I have a love-hate relationship with cooking and eating food from home. It’s not even the actual food themselves, but merely attempted renditions of them. I love it because it reminds me of home, and no food beats Singaporean food. Hate because it spirals me down into a pit of missing and longing for home that I don’t have the time or capacity for.
There are nights when I crave a hot plate of hokkien mee, or a bowl of chicken rice with chilli, or laksa, or prawn mee. I then contemplate if the craving is strong enough, or worth it for me to ‘use’ one of the few packets of food paste Ma sent along with me when I came to the US. I like to keep them for the days I really need a taste of home – as a reminder to myself that it’s okay to feel out of place, or not feel like I fit in at times because, right now at least, this isn’t home.
Tonight was one of those nights. I got home from a long day of class (Tuesdays are the worst, I have a studio class from 9am-4pm then art history from 6-9pm), and there had been this nagging emptiness within me for a while. Final critiques are coming up soon, but I just knew I was not going to get any work done tonight even if I tried. I took a shower and laid in bed. I let myself be sad for a while – I phrase it that way because even though I do recognize the importance and significance of emotions, there are times when they just get in the way and if I can help it, putting them away helps functionality. But then again, there are those days that emotions just eat you up, and you have no choice but to just be engulfed and hope and pray you wake up feeling better the next day.
The idea of not going home for winter has been on my mind a lot lately. With Thanksgiving just over, and it being a huge deal in America – classmates and roommates going home and seeing their families/dogs/cats and eating food and hanging out at their favorite coffee shops (American coffee shops though, not our kopitiams – That, I miss), it just makes home seem all the more far away. I thought about how nice it would be to fly home for a week and come back. Where would I go, what would I do? I made a list:
1. Eat
- Ma’s (and lately Pa’s, he just picked up cooking) homecooked 咸菜鸭汤 kiam chye ah tng (salted vegetables duck soup), ba zhang (glutinous rice dumplings), homemade porridge, and all her desserts
- Hawker centres for hokkien mee, laksa (with lots of hum), nasi lemak, bak chor mee, ice kachang, cheng tng, tau huay, prawn mee, satay, chai tau kuay. So. Many. More. Washed down with Teh Peng!
- Penang Kitchen for duck mee sua
- Sushi Tei for green tea soba
- Din Tai Fung for xiao long bao, hot and sour soup, chicken broth la mian
- Beer Thai for dou miao, yum woonsen, tom yum soup
- Island Creamery for burnt caramel, ping pong milo and pulau hitam ice-cream
- The Roti Prata House at upper Thomson. For prata.

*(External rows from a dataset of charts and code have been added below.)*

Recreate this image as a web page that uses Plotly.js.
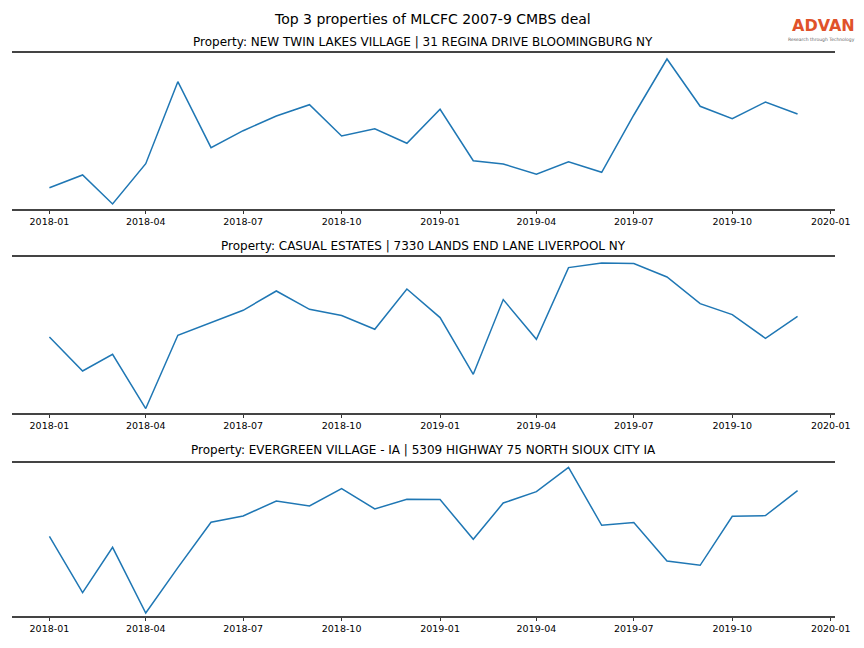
<!DOCTYPE html>
<html>
<head>
<meta charset="utf-8">
<script src="https://cdn.plot.ly/plotly-3.0.1.min.js"></script>
<style>html,body{margin:0;padding:0;background:#fff;}#chart{width:864px;height:648px;}</style>
</head>
<body>
<div id="chart"></div>
<script>
const months = ["2018-01-01","2018-02-01","2018-03-01","2018-04-01","2018-05-01","2018-06-01",
  "2018-07-01","2018-08-01","2018-09-01","2018-10-01","2018-11-01","2018-12-01",
  "2019-01-01","2019-02-01","2019-03-01","2019-04-01","2019-05-01","2019-06-01",
  "2019-07-01","2019-08-01","2019-09-01","2019-10-01","2019-11-01","2019-12-01"];

const titleMain = "Top 3 properties of MLCFC 2007-9 CMBS deal";
const propertyTitles = [
  "Property: NEW TWIN LAKES VILLAGE | 31 REGINA DRIVE BLOOMINGBURG NY",
  "Property: CASUAL ESTATES | 7330 LANDS END LANE LIVERPOOL NY",
  "Property: EVERGREEN VILLAGE - IA | 5309 HIGHWAY 75 NORTH SIOUX CITY IA"
];

const twinLakes = [21.3,34,5,45.3,127.3,61.3,78.3,93,104.3,73,80.3,65.7,
  99.7,48.3,45,34.7,47.3,36.7,94,150,102.7,90.3,107,95];
const casualEstates = [76,42,58.7,4.4,77.7,90.4,102.7,122,103.7,97.4,83.7,124,
  95.4,38.7,113.4,73.7,145.4,150,149.4,136,109.4,98.4,74.7,96.7];
const evergreen = [79.7,23.4,68.7,3,48.4,93.7,100,115,110,127.4,107,116.7,
  116.4,76.7,113,124.4,148.7,90.7,93.4,55,50.7,99.7,100.4,125.4];

const series = [twinLakes, casualEstates, evergreen];
const yRanges = [[0,156],[0,156],[0,153]];
const domainsY = [[0.6775,0.9182],[0.3627,0.6034],[0.0494,0.2855]];
const titleY = [1-42/648, 1-246/648, 1-450/648];
const xDomain = [0.0139, 0.9664];

const t0 = new Date(months[0]).getTime(), t1 = new Date(months[months.length-1]).getTime();
const ts = t1 - t0;
const xr = [new Date(t0-0.05*ts).toISOString(), new Date(t1+0.05*ts).toISOString()];

const font = {family: "DejaVu Sans, sans-serif", color: "#000"};
const traces = [];
const layout = {
  width: 864, height: 648,
  margin: {l:0, r:0, t:0, b:0},
  paper_bgcolor: "#fff", plot_bgcolor: "#fff",
  showlegend: false,
  font: font,
  annotations: [
    {text: titleMain, xref:"paper", yref:"paper", x:0.5, y:1-19/648, showarrow:false,
     xanchor:"center", yanchor:"middle", font:{family:font.family, size:14, color:"#000"}},
    {text: "ADVAN", xref:"paper", yref:"paper", x:1-7/864, y:1-26/648, showarrow:false,
     xanchor:"right", yanchor:"middle", font:{family:"DejaVu Sans, sans-serif", size:16, weight:"bold", color:"#e0522a"}},
    {text: "Research through Technology", xref:"paper", yref:"paper", x:1-7/864, y:1-39/648, showarrow:false,
     xanchor:"right", yanchor:"middle", font:{family:"DejaVu Sans, sans-serif", size:4.5, color:"#666"}}
  ]
};

series.forEach((vals, i) => {
  const n = i === 0 ? "" : String(i+1);
  traces.push({
    x: months, y: vals, type: "scatter", mode: "lines",
    line: {color: "#1f77b4", width: 1.5},
    xaxis: "x"+n, yaxis: "y"+n, hoverinfo: "skip"
  });
  layout["xaxis"+n] = {
    domain: xDomain, anchor: "y"+n, type: "date", range: xr,
    tick0: "2018-01-01", dtick: "M3", tickformat: "%Y-%m",
    ticks: "outside", ticklen: 3.5, tickwidth: 0.8, tickcolor: "#000",
    ticklabelstandoff: 1.5,
    showline: true, mirror: true, linecolor: "#444", linewidth: 1.6,
    showgrid: false, zeroline: false,
    tickfont: {family: font.family, size: 9.5, color: "#000"}
  };
  layout["yaxis"+n] = {
    domain: domainsY[i], anchor: "x"+n, range: yRanges[i],
    showticklabels: false, ticks: "", showgrid: false, zeroline: false, showline: false
  };
  layout.annotations.push({
    text: propertyTitles[i], xref:"paper", yref:"paper",
    x: (xDomain[0]+xDomain[1])/2, y: titleY[i], showarrow:false,
    xanchor:"center", yanchor:"middle", font:{family:font.family, size:12, color:"#000"}
  });
});

Plotly.newPlot("chart", traces, layout, {staticPlot: true, displayModeBar: false});
</script>
</body>
</html>
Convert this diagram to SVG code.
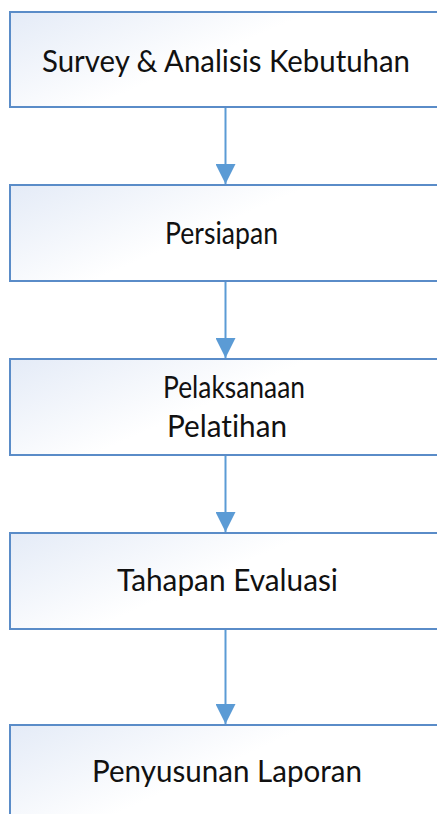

- Zion Road Food Center for seafood soup
- Daily Scoop at Holland Village for avocado ice-cream
- Dessert Bowl at Serangoon Gardens for mango dessert
- Jooseng Teochew Porridge at Cheong Chin Nam Road for porridge
2. Do
- Sleep in my bed
- Meals with my family
- Play with my dog, Buddy
- Walks with Mum and Dad – MacRitchie Tree Top, Upper Peirce, Henderson Wave, Durian Trail, Punggol Water Way
- Hang out with the sister
- Go see my grandparents
- Cell and service at church
- Cycle at east coast park for a couple hours
- Catch up and hang out with friends whom I really really really miss and in some alternate universe we would all be teleported home at the same time
- Bask in glorious heat and light either tanning, or just in general
But since I can’t teleport, and flying is too expensive and too long, I decided it was time to use that last pack of prawn mee paste.